AD: Your book lists a version of ’Young And Beautiful’ from a March ’72 rehearsal. Is this a complete version?
Ernst: Yes, it’s complete. But we’re not going to release it, because it’s too good! It would just change the whole image of Elvis Presley, so we’re not going to release it! (laughs) (EIN Note - This was finally released in 2005 on FTD's 'On Tour: The Rehearsals'. Click here for details)
AD: In your book you write that Elvis rehearsed songs like ’Any Day Now’, ’Fool’ and ’I Washed My Hands In Muddy Water’ for the Madison Square Garden shows. Were any of these rehearsals recorded?
Ernst: No. Which is funny in a way, because RCA’s engineers were up at the Hilton, setting up the playback system so that Elvis and the band could rehearse at the hotel. No tapes were recorded. I know the engineer who was in charge of it, and had anything been recorded then he would have known. He’s not a guy who would lie about anything.
AD: There’s about 10 minutes of professional footage in existence from Elvis’ concert in Honolulu in November 1972, filmed by Japanese television. Did they get official permission to film that?

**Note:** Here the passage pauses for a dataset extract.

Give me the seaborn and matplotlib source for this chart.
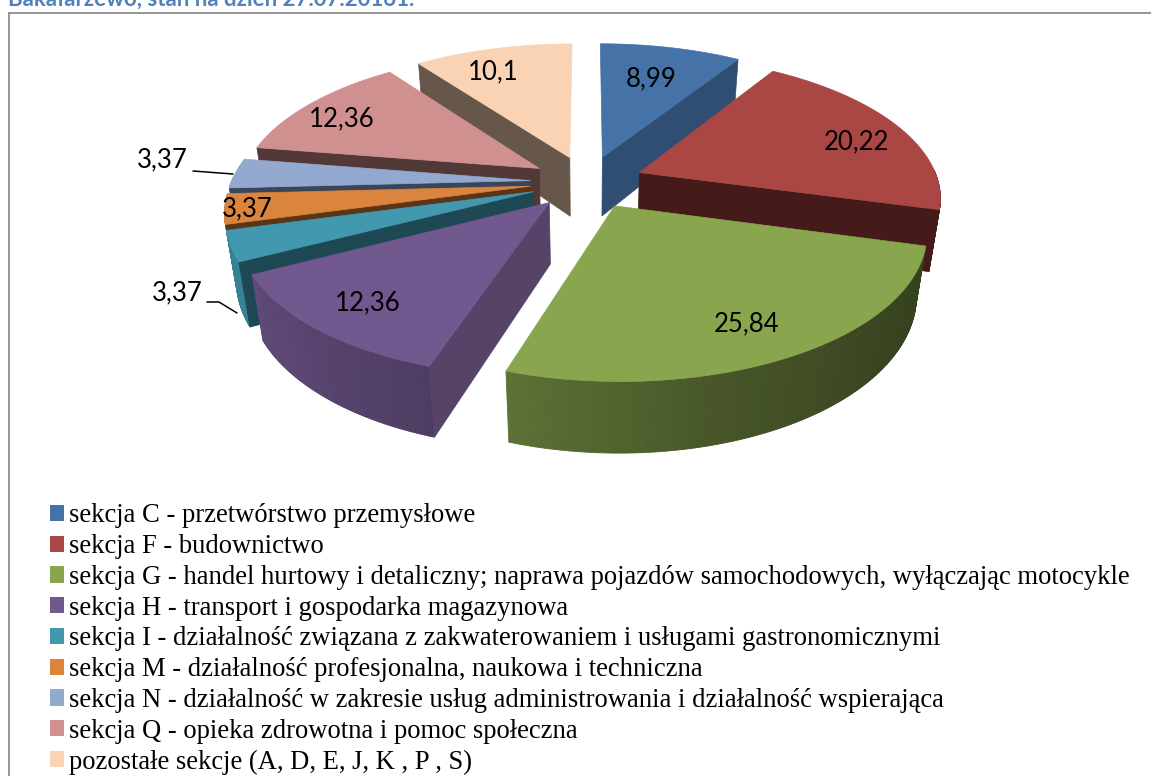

Ernst: I have not seen any correspondence on that, but it’s obvious that Japan was a driving force in the ALOHA FROM HAWAII situation. The Japanese company was heavily involved, so it could have been a gesture in relation to that. Maybe to also get a lot of Japanese fans to fly to Hawaii.

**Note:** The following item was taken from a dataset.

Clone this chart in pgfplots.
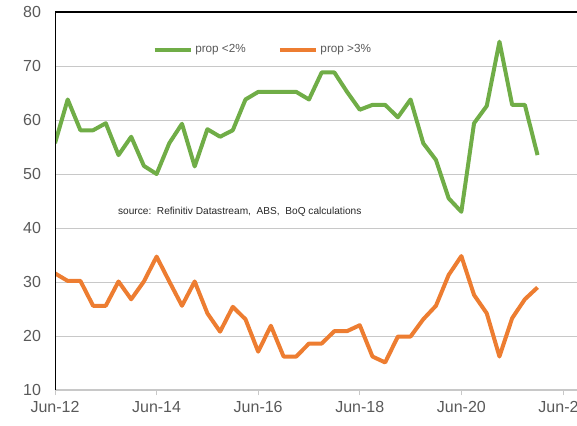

AD: You’ve mentioned the ’Leavin’ It Up To You’ rehearsal from January 1973 elsewhere. Have you heard a tape of that?
Ernst: No, I haven’t heard it. It’s just a filing of tapes. You have seen it listed in Joe Tunzi’s book, and not in mine. The distinction in what I write about and what Joe Tunzi writes about is that I write about those tapes that did exist, and he writes about what he thinks exists. Whenever he finds a list of songs, he automatically assumes that there’s a tape. That’s not correct. But there should still be quite a few rehearsal tapes around.
AD: You mentioned Tom Diskin earlier.
AD: There’s also a poor quality rehearsal tape containing a.o. ’True Love Travels On A Gravel Road’, ’Any Day Now’ and ’My Way’.
Ernst: Yeah, it’s difficult to pinpoint when that was done. It could be from as early as 1969, because the repertoire back then was a lot broader than what he ended up with. I think I touch upon that in my book as well. But there is no exact study of what could exist. There’s a very good reason to believe that songs like ’Delta Lady’, ’Holly Holy’, ’Hello Josephine’, ’The Sun Ain’t Gonna Shine Anymore’ and one or two Kris Kristoffersen songs may have existed at one time. It’s also very likely that if they existed, that it was with Tom Diskin, because otherwise wouldn’t they have turned up?
Most of the guys that worked with Elvis don’t have a lot of money anymore. They’re old, and could be forgiven for auctioning off all their stuff. It’s their stuff. And if you look at Elvis’ organisation at this point, then it was Tom Diskin’s job to keep on top of what Elvis was considering, so he could get Freddie Bienstock to make the necessary deals. I’m pretty sure that at one stage we will find a tape that we’re all going to go bananas over. But just remember that these are semi-professional in a way, because they were not done on a 16-track tape but were mixed down directly on the spot to two-track, without a proper engineer doing it. It was just a matter of setting up the sounds, making a rough balance, and then the tapes would roll. The whole idea was for Elvis to listen to what did or didn’t work.
AD: Joe Tunzi’s Sessions II and also his second Aloha book list rehearsals that include such unlikely choices as ’Sand Castles’, ’Am I Ready’ and ’Tender Feeling’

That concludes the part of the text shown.